___ DATA PROVIDED ___
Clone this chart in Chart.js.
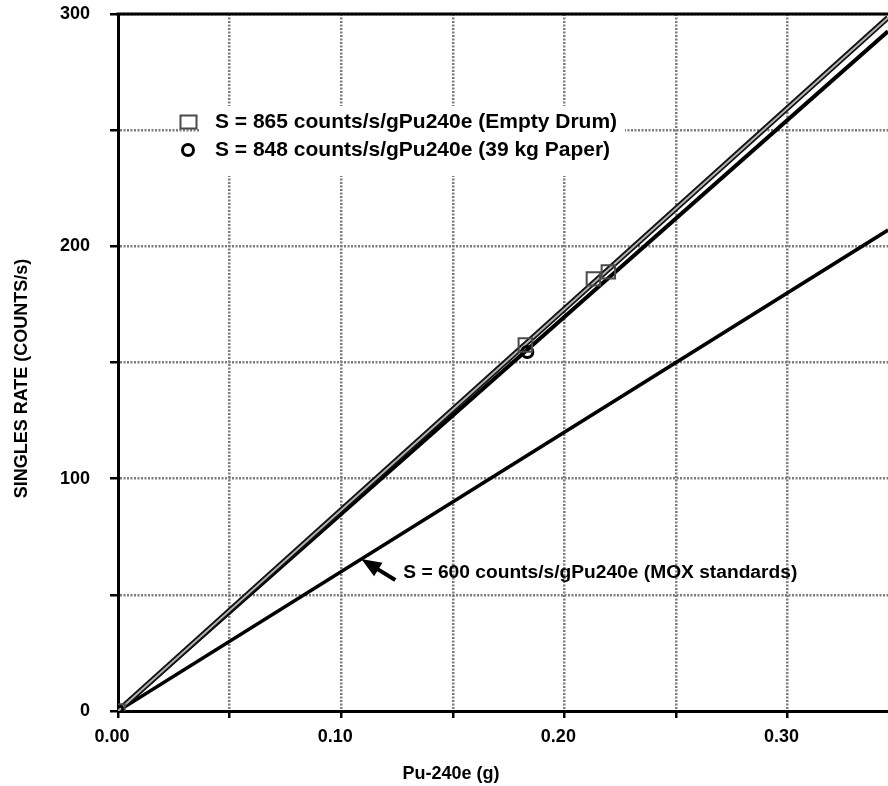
<!DOCTYPE html>
<html>
<head>
<meta charset="utf-8">
<title>Singles rate vs Pu-240e</title>
<script src="https://cdn.jsdelivr.net/npm/chart.js@4.4.1/dist/chart.umd.min.js"></script>
<style>
  body { margin: 0; background: #fff; }
  canvas { display: block; }
</style>
</head>
<body>
<canvas id="singlesChart" width="888" height="786"></canvas>
<script>
// measured points
var seriesLabels = ["S = 865 counts/s/gPu240e (Empty Drum)", "S = 848 counts/s/gPu240e (39 kg Paper)"];
var emptyDrumMass = [0, 0.1825, 0.213, 0.2197];
var emptyDrumRate = [0, 157.5, 186, 189];
var paperMass = [0, 0.1834];
var paperRate = [0, 154.5];

// calibration slopes (counts/s per g Pu240e) and the mass range they are drawn over
var fitSlopes = [865, 848, 600];
var fitRange = [0, 0.345];
var moxLabel = "S = 600 counts/s/gPu240e (MOX standards)";
var moxArrowAt = 0.109;

// axis ticks and titles
var xTickValues = [0, 0.05, 0.10, 0.15, 0.20, 0.25, 0.30];
var yTickValues = [0, 50, 100, 150, 200, 250, 300];
var xAxisTitle = 'Pu-240e (g)';
var yAxisTitle = 'SINGLES RATE (COUNTS/s)';

function points(xs, ys) {
  return xs.map(function(x, i) { return { x: x, y: ys[i] }; });
}
function fitLine(slope) {
  return fitRange.map(function(x) { return { x: x, y: slope * x }; });
}

Chart.defaults.font.family = '"Liberation Sans", Arial, Helvetica, sans-serif';
Chart.defaults.font.weight = 'bold';
Chart.defaults.font.size = 18;
Chart.defaults.color = '#000';

var gridGray = '#7d7d7d';

// legend box, top frame line, axis titles and the MOX arrow note
var notes = {
  id: 'notes',
  beforeDatasetsDraw: function(chart) {
    var ctx = chart.ctx, a = chart.chartArea;
    ctx.save();
    ctx.fillStyle = '#fff';
    ctx.fillRect(a.left + 82, a.top + 92, 425, 70);
    ctx.restore();
  },
  afterDatasetsDraw: function(chart) {
    var ctx = chart.ctx, a = chart.chartArea;
    ctx.save();
    ctx.strokeStyle = '#000';
    ctx.lineWidth = 3;
    ctx.beginPath();
    ctx.moveTo(a.left - 1.5, a.top);
    ctx.lineTo(a.right, a.top);
    ctx.stroke();
    ctx.restore();
  },
  afterDraw: function(chart) {
    var ctx = chart.ctx, a = chart.chartArea;
    var xs = chart.scales.x, ys = chart.scales.y;
    ctx.save();
    ctx.fillStyle = '#000';
    ctx.font = 'bold 18px "Liberation Sans", Arial, sans-serif';
    ctx.textAlign = 'center';
    ctx.textBaseline = 'middle';

    // x axis title, centred under the 0 - 0.30 part of the axis
    ctx.fillText(xAxisTitle, a.left + 333, a.bottom + 63);

    // y axis title, sitting a little below the middle of the axis
    ctx.save();
    ctx.translate(a.left - 96, (a.top + a.bottom) / 2 + 16);
    ctx.rotate(-Math.PI / 2);
    ctx.fillText(yAxisTitle, 0, 0);
    ctx.restore();

    // legend
    var lx = a.left + 70, ly = a.top + 108;
    ctx.strokeStyle = '#4a4a4a';
    ctx.lineWidth = 2;
    ctx.strokeRect(lx - 7.5, ly - 6.5, 16, 13);
    ctx.strokeStyle = '#000';
    ctx.lineWidth = 3;
    ctx.beginPath();
    ctx.arc(lx, ly + 28, 5.5, 0, Math.PI * 2);
    ctx.stroke();

    ctx.font = 'bold 21px "Liberation Sans", Arial, sans-serif';
    ctx.textAlign = 'left';
    ctx.fillText(seriesLabels[0], lx + 27, ly);
    ctx.fillText(seriesLabels[1], lx + 27, ly + 28);

    // arrow to the MOX line
    var tx = xs.getPixelForValue(moxArrowAt);
    var ty = ys.getPixelForValue(fitSlopes[2] * moxArrowAt);
    var ang = Math.atan2(21, 34);
    ctx.lineWidth = 4;
    ctx.beginPath();
    ctx.moveTo(tx + 34, ty + 21);
    ctx.lineTo(tx + 12 * Math.cos(ang), ty + 12 * Math.sin(ang));
    ctx.stroke();
    ctx.beginPath();
    ctx.moveTo(tx, ty);
    ctx.lineTo(tx + 20 * Math.cos(ang) - 8 * Math.sin(ang), ty + 20 * Math.sin(ang) + 8 * Math.cos(ang));
    ctx.lineTo(tx + 20 * Math.cos(ang) + 8 * Math.sin(ang), ty + 20 * Math.sin(ang) - 8 * Math.cos(ang));
    ctx.closePath();
    ctx.fill();

    ctx.font = 'bold 19.2px "Liberation Sans", Arial, sans-serif';
    ctx.fillText(moxLabel, tx + 42, ty + 14);
    ctx.restore();
  }
};

var ctx = document.getElementById('singlesChart');

new Chart(ctx, {
  type: 'scatter',
  data: {
    datasets: [
      {
        label: seriesLabels[0],
        data: points(emptyDrumMass, emptyDrumRate),
        pointStyle: 'rect',
        pointRadius: 9.5,
        pointBorderWidth: 2,
        pointBorderColor: '#4a4a4a',
        pointBackgroundColor: 'rgba(0,0,0,0)',
        order: 0
      },
      {
        label: seriesLabels[1],
        data: points(paperMass, paperRate),
        pointStyle: 'circle',
        pointRadius: 5.5,
        pointBorderWidth: 3,
        pointBorderColor: '#000',
        pointBackgroundColor: 'rgba(0,0,0,0)',
        order: 1
      },
      {
        label: 'fit 865 inner',
        data: fitLine(fitSlopes[0]),
        showLine: true,
        borderColor: '#b4b4b4',
        borderWidth: 2,
        pointRadius: 0,
        order: 2
      },
      {
        label: 'fit 865',
        data: fitLine(fitSlopes[0]),
        showLine: true,
        borderColor: '#111',
        borderWidth: 5.5,
        pointRadius: 0,
        order: 3
      },
      {
        label: 'fit 848',
        data: fitLine(fitSlopes[1]),
        showLine: true,
        borderColor: '#000',
        borderWidth: 4,
        pointRadius: 0,
        order: 4
      },
      {
        label: 'fit 600',
        data: fitLine(fitSlopes[2]),
        showLine: true,
        borderColor: '#000',
        borderWidth: 3.5,
        pointRadius: 0,
        order: 5
      }
    ]
  },
  options: {
    responsive: false,
    animation: false,
    layout: { autoPadding: false, padding: { top: 14, left: 0, right: 0, bottom: 0 } },
    plugins: {
      legend: { display: false },
      tooltip: { enabled: false }
    },
    scales: {
      x: {
        type: 'linear',
        min: fitRange[0],
        max: fitRange[1],
        afterBuildTicks: function(scale) {
          scale.ticks = xTickValues.map(function(v) { return { value: v }; });
        },
        afterFit: function(scale) {
          scale.height = 75;
          scale.paddingRight = 0;
        },
        ticks: {
          autoSkip: false,
          maxRotation: 0,
          padding: 8,
          labelOffset: -6,
          callback: function(v) {
            return Math.round(v * 100) % 10 === 0 ? v.toFixed(2) : '';
          }
        },
        grid: {
          color: function(c) { return c.tick && c.tick.value === 0 ? 'rgba(0,0,0,0)' : gridGray; },
          lineWidth: 2.5,
          tickColor: '#000',
          tickWidth: 2.5,
          tickLength: 7
        },
        border: { color: '#000', width: 3, dash: [2, 1.5] }
      },
      y: {
        type: 'linear',
        min: 0,
        max: 300,
        afterBuildTicks: function(scale) {
          scale.ticks = yTickValues.map(function(v) { return { value: v }; });
        },
        afterFit: function(scale) {
          scale.width = 118;
          scale.paddingTop = 0;
          scale.paddingBottom = 0;
        },
        ticks: {
          padding: 20,
          callback: function(v) { return v % 100 === 0 ? String(v) : ''; }
        },
        grid: {
          color: function(c) { return c.tick && c.tick.value === 0 ? 'rgba(0,0,0,0)' : gridGray; },
          lineWidth: 2.5,
          tickColor: '#000',
          tickWidth: 2.5,
          tickLength: 8
        },
        border: { color: '#000', width: 3, dash: [2, 1.5] }
      }
    }
  },
  plugins: [notes]
});
</script>
</body>
</html>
___
* [EXERCISE INSTRUCTIONS] Quote, please, every line of the material above from its start through the line that has "var yAxisTitle = 'SINGLES RATE (COUNTS/s)';", reproducing the words exactly and dropping any images.

* [WRITTEN ANSWER]
Clone this chart in Chart.js.
<!DOCTYPE html>
<html>
<head>
<meta charset="utf-8">
<title>Singles rate vs Pu-240e</title>
<script src="https://cdn.jsdelivr.net/npm/chart.js@4.4.1/dist/chart.umd.min.js"></script>
<style>
  body { margin: 0; background: #fff; }
  canvas { display: block; }
</style>
</head>
<body>
<canvas id="singlesChart" width="888" height="786"></canvas>
<script>
// measured points
var seriesLabels = ["S = 865 counts/s/gPu240e (Empty Drum)", "S = 848 counts/s/gPu240e (39 kg Paper)"];
var emptyDrumMass = [0, 0.1825, 0.213, 0.2197];
var emptyDrumRate = [0, 157.5, 186, 189];
var paperMass = [0, 0.1834];
var paperRate = [0, 154.5];

// calibration slopes (counts/s per g Pu240e) and the mass range they are drawn over
var fitSlopes = [865, 848, 600];
var fitRange = [0, 0.345];
var moxLabel = "S = 600 counts/s/gPu240e (MOX standards)";
var moxArrowAt = 0.109;

// axis ticks and titles
var xTickValues = [0, 0.05, 0.10, 0.15, 0.20, 0.25, 0.30];
var yTickValues = [0, 50, 100, 150, 200, 250, 300];
var xAxisTitle = 'Pu-240e (g)';
var yAxisTitle = 'SINGLES RATE (COUNTS/s)';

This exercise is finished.